* [Dataset extract]
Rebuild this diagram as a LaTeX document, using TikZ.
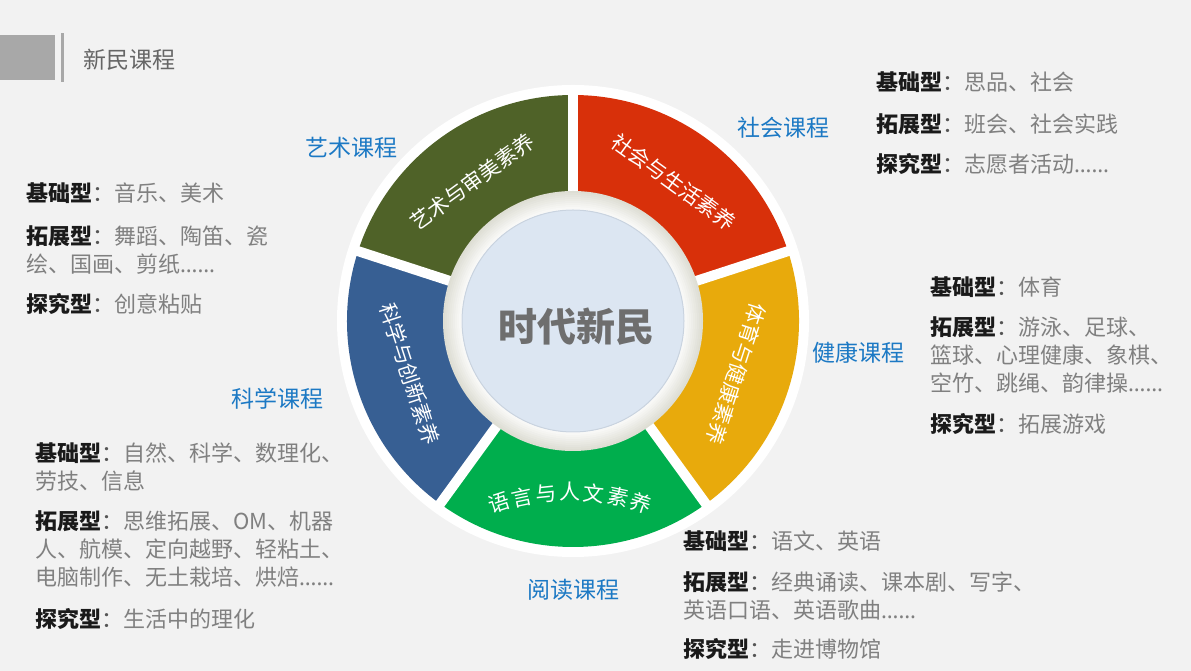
\documentclass[tikz,border=0pt]{standalone}
\usepackage{fontspec}
\newfontfamily\cjk{Noto Sans CJK SC}
\newfontfamily\latinfont{Noto Sans}
% colours
\definecolor{bg}{HTML}{F2F2F2}
\definecolor{hdrgray}{HTML}{A8A8A8}
\definecolor{hdrtext}{HTML}{666666}
\definecolor{artcol}{HTML}{4F6228}
\definecolor{soccol}{HTML}{D8300A}
\definecolor{hltcol}{HTML}{E8AA0C}
\definecolor{rdcol}{HTML}{00AE4D}
\definecolor{scicol}{HTML}{375F93}
\definecolor{ringgray}{HTML}{DEDED4}
\definecolor{core}{HTML}{DCE6F2}
\definecolor{coreedge}{HTML}{C9D3DF}
\definecolor{coretext}{HTML}{6E6E6E}
\definecolor{catblue}{HTML}{1C79C4}
\definecolor{labblack}{HTML}{1A1A1A}
\definecolor{txtgray}{HTML}{808080}
\definecolor{colongray}{HTML}{555555}
\newcommand\kind[1]{{\bfseries\color{labblack}#1}{\color{colongray}：}}
\newcommand\ellip{{\latinfont ……}}
\tikzset{
  cat/.style={font=\cjk\fontsize{23}{23}\selectfont, text=catblue},
  item/.style={anchor=north west, inner sep=0, align=left,
               font=\cjk\fontsize{22}{28}\selectfont, text=txtgray},
  segtext/.style={font=\cjk\fontsize{21}{21}\selectfont, text=white, inner sep=0},
}
\begin{document}
\begin{tikzpicture}[x=1pt,y=1pt]
% frame
\fill[bg] (0,0) rectangle (1191,671);
\useasboundingbox (0,0) rectangle (1191,671);
% coordinates
\coordinate (W) at (573,350);
% header
\fill[hdrgray] (0,591) rectangle (55,636);
\fill[hdrgray] (61,589) rectangle (64,638);
\node[anchor=west, font=\cjk\fontsize{23}{23}\selectfont, text=hdrtext] (title) at (80,611) {新民课程};
% wheel
\fill[white] (W) circle (236);
\begin{scope}[shift={(W)}]
\foreach \a/\c in {90/artcol, 18/soccol, -54/hltcol, -126/rdcol, 162/scicol}
  \fill[\c] (\a:226) arc[start angle=\a, end angle=\a+72, radius=226]
    -- ({\a+72}:128) arc[start angle=\a+72, end angle=\a, radius=128] -- cycle;
% gaps
\foreach \a in {90,18,-54,-126,162}
  \draw[white, line width=10] (\a:120) -- (\a:233);
% inner ring
\foreach \r [evaluate=\r as \p using int((\r-110)*5)] in {130,128,...,112}
  \fill[ringgray!\p!white] (0,0) circle (\r);
\fill[core] (0,0) circle (111);
\draw[coreedge, line width=1] (0,0) circle (111);
% segment texts
\node[segtext, rotate=36]   (artseg) at (126:172) {艺术与审美素养};
\node[segtext, rotate=-36]  (socseg) at (54:172)  {社会与生活素养};
\node[segtext, rotate=-108] (hltseg) at (-18:172) {体育与健康素养};
\node[segtext, rotate=-72]  (sciseg) at (198:172) {科学与创新素养};
\begin{scope}[shift={(-3,-402)}]
\foreach \ch [count=\i] in {语,言,与,人,文,素,养}
  \node[segtext, rotate={(4-\i)*6}] (rd\i) at ({90+(4-\i)*6}:231) {\ch};
\end{scope}
\end{scope}
\node[font=\cjk\bfseries\fontsize{39}{39}\selectfont, text=coretext] (core) at (576,344) {时代新民};
% course names
\node[cat] (art) at (351,523) {艺术课程};
\node[cat] (soc) at (783,543) {社会课程};
\node[cat] (hlt) at (858,318) {健康课程};
\node[cat] (sci) at (277,272) {科学课程};
\node[cat] (rd)  at (573,81)  {阅读课程};
% art
\node[item] (art1) at (26,489) {\kind{基础型}音乐、美术};
\node[item] (art2) at (26,446) {\kind{拓展型}舞蹈、陶笛、瓷\\绘、国画、剪纸\ellip};
\node[item] (art3) at (26,378) {\kind{探究型}创意粘贴};
% society
\node[item] (soc1) at (876,599) {\kind{基础型}思品、社会};
\node[item] (soc2) at (876,558) {\kind{拓展型}班会、社会实践};
\node[item] (soc3) at (876,518) {\kind{探究型}志愿者活动\ellip};
% health
\node[item] (hlt1) at (930,395) {\kind{基础型}体育};
\node[item] (hlt2) at (930,355) {\kind{拓展型}游泳、足球、\\篮球、心理健康、象棋、\\空竹、跳绳、韵律操\ellip};
\node[item] (hlt3) at (930,258) {\kind{探究型}拓展游戏};
% science
\node[item] (sci1) at (35,229) {\kind{基础型}自然、科学、数理化、\\劳技、信息};
\node[item] (sci2) at (35,161) {\kind{拓展型}思维拓展、OM、机器\\人、航模、定向越野、轻粘土、\\电脑制作、无土栽培、烘焙\ellip};
\node[item] (sci3) at (35,63)  {\kind{探究型}生活中的理化};
% reading
\node[item] (rd1) at (683,141) {\kind{基础型}语文、英语};
\node[item] (rd2) at (683,100) {\kind{拓展型}经典诵读、课本剧、写字、\\英语口语、英语歌曲\ellip};
\node[item] (rd3) at (683,33)  {\kind{探究型}走进博物馆};
\end{tikzpicture}
\end{document}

* [Exercise brief]
Leave the pictures out, and print every line of the listing exactly as written.

* [Answer for this exercise]
Rebuild this diagram as a LaTeX document, using TikZ.
\documentclass[tikz,border=0pt]{standalone}
\usepackage{fontspec}
\newfontfamily\cjk{Noto Sans CJK SC}
\newfontfamily\latinfont{Noto Sans}
% colours
\definecolor{bg}{HTML}{F2F2F2}
\definecolor{hdrgray}{HTML}{A8A8A8}
\definecolor{hdrtext}{HTML}{666666}
\definecolor{artcol}{HTML}{4F6228}
\definecolor{soccol}{HTML}{D8300A}
\definecolor{hltcol}{HTML}{E8AA0C}
\definecolor{rdcol}{HTML}{00AE4D}
\definecolor{scicol}{HTML}{375F93}
\definecolor{ringgray}{HTML}{DEDED4}
\definecolor{core}{HTML}{DCE6F2}
\definecolor{coreedge}{HTML}{C9D3DF}
\definecolor{coretext}{HTML}{6E6E6E}
\definecolor{catblue}{HTML}{1C79C4}
\definecolor{labblack}{HTML}{1A1A1A}
\definecolor{txtgray}{HTML}{808080}
\definecolor{colongray}{HTML}{555555}
\newcommand\kind[1]{{\bfseries\color{labblack}#1}{\color{colongray}：}}
\newcommand\ellip{{\latinfont ……}}
\tikzset{
  cat/.style={font=\cjk\fontsize{23}{23}\selectfont, text=catblue},
  item/.style={anchor=north west, inner sep=0, align=left,
               font=\cjk\fontsize{22}{28}\selectfont, text=txtgray},
  segtext/.style={font=\cjk\fontsize{21}{21}\selectfont, text=white, inner sep=0},
}
\begin{document}
\begin{tikzpicture}[x=1pt,y=1pt]
% frame
\fill[bg] (0,0) rectangle (1191,671);
\useasboundingbox (0,0) rectangle (1191,671);
% coordinates
\coordinate (W) at (573,350);
% header
\fill[hdrgray] (0,591) rectangle (55,636);
\fill[hdrgray] (61,589) rectangle (64,638);
\node[anchor=west, font=\cjk\fontsize{23}{23}\selectfont, text=hdrtext] (title) at (80,611) {新民课程};
% wheel
\fill[white] (W) circle (236);
\begin{scope}[shift={(W)}]
\foreach \a/\c in {90/artcol, 18/soccol, -54/hltcol, -126/rdcol, 162/scicol}
  \fill[\c] (\a:226) arc[start angle=\a, end angle=\a+72, radius=226]
    -- ({\a+72}:128) arc[start angle=\a+72, end angle=\a, radius=128] -- cycle;
% gaps
\foreach \a in {90,18,-54,-126,162}
  \draw[white, line width=10] (\a:120) -- (\a:233);
% inner ring
\foreach \r [evaluate=\r as \p using int((\r-110)*5)] in {130,128,...,112}
  \fill[ringgray!\p!white] (0,0) circle (\r);
\fill[core] (0,0) circle (111);
\draw[coreedge, line width=1] (0,0) circle (111);
% segment texts
\node[segtext, rotate=36]   (artseg) at (126:172) {艺术与审美素养};
\node[segtext, rotate=-36]  (socseg) at (54:172)  {社会与生活素养};
\node[segtext, rotate=-108] (hltseg) at (-18:172) {体育与健康素养};
\node[segtext, rotate=-72]  (sciseg) at (198:172) {科学与创新素养};
\begin{scope}[shift={(-3,-402)}]
\foreach \ch [count=\i] in {语,言,与,人,文,素,养}
  \node[segtext, rotate={(4-\i)*6}] (rd\i) at ({90+(4-\i)*6}:231) {\ch};
\end{scope}
\end{scope}
\node[font=\cjk\bfseries\fontsize{39}{39}\selectfont, text=coretext] (core) at (576,344) {时代新民};
% course names
\node[cat] (art) at (351,523) {艺术课程};
\node[cat] (soc) at (783,543) {社会课程};
\node[cat] (hlt) at (858,318) {健康课程};
\node[cat] (sci) at (277,272) {科学课程};
\node[cat] (rd)  at (573,81)  {阅读课程};
% art
\node[item] (art1) at (26,489) {\kind{基础型}音乐、美术};
\node[item] (art2) at (26,446) {\kind{拓展型}舞蹈、陶笛、瓷\\绘、国画、剪纸\ellip};
\node[item] (art3) at (26,378) {\kind{探究型}创意粘贴};
% society
\node[item] (soc1) at (876,599) {\kind{基础型}思品、社会};
\node[item] (soc2) at (876,558) {\kind{拓展型}班会、社会实践};
\node[item] (soc3) at (876,518) {\kind{探究型}志愿者活动\ellip};
% health
\node[item] (hlt1) at (930,395) {\kind{基础型}体育};
\node[item] (hlt2) at (930,355) {\kind{拓展型}游泳、足球、\\篮球、心理健康、象棋、\\空竹、跳绳、韵律操\ellip};
\node[item] (hlt3) at (930,258) {\kind{探究型}拓展游戏};
% science
\node[item] (sci1) at (35,229) {\kind{基础型}自然、科学、数理化、\\劳技、信息};
\node[item] (sci2) at (35,161) {\kind{拓展型}思维拓展、OM、机器\\人、航模、定向越野、轻粘土、\\电脑制作、无土栽培、烘焙\ellip};
\node[item] (sci3) at (35,63)  {\kind{探究型}生活中的理化};
% reading
\node[item] (rd1) at (683,141) {\kind{基础型}语文、英语};
\node[item] (rd2) at (683,100) {\kind{拓展型}经典诵读、课本剧、写字、\\英语口语、英语歌曲\ellip};
\node[item] (rd3) at (683,33)  {\kind{探究型}走进博物馆};
\end{tikzpicture}
\end{document}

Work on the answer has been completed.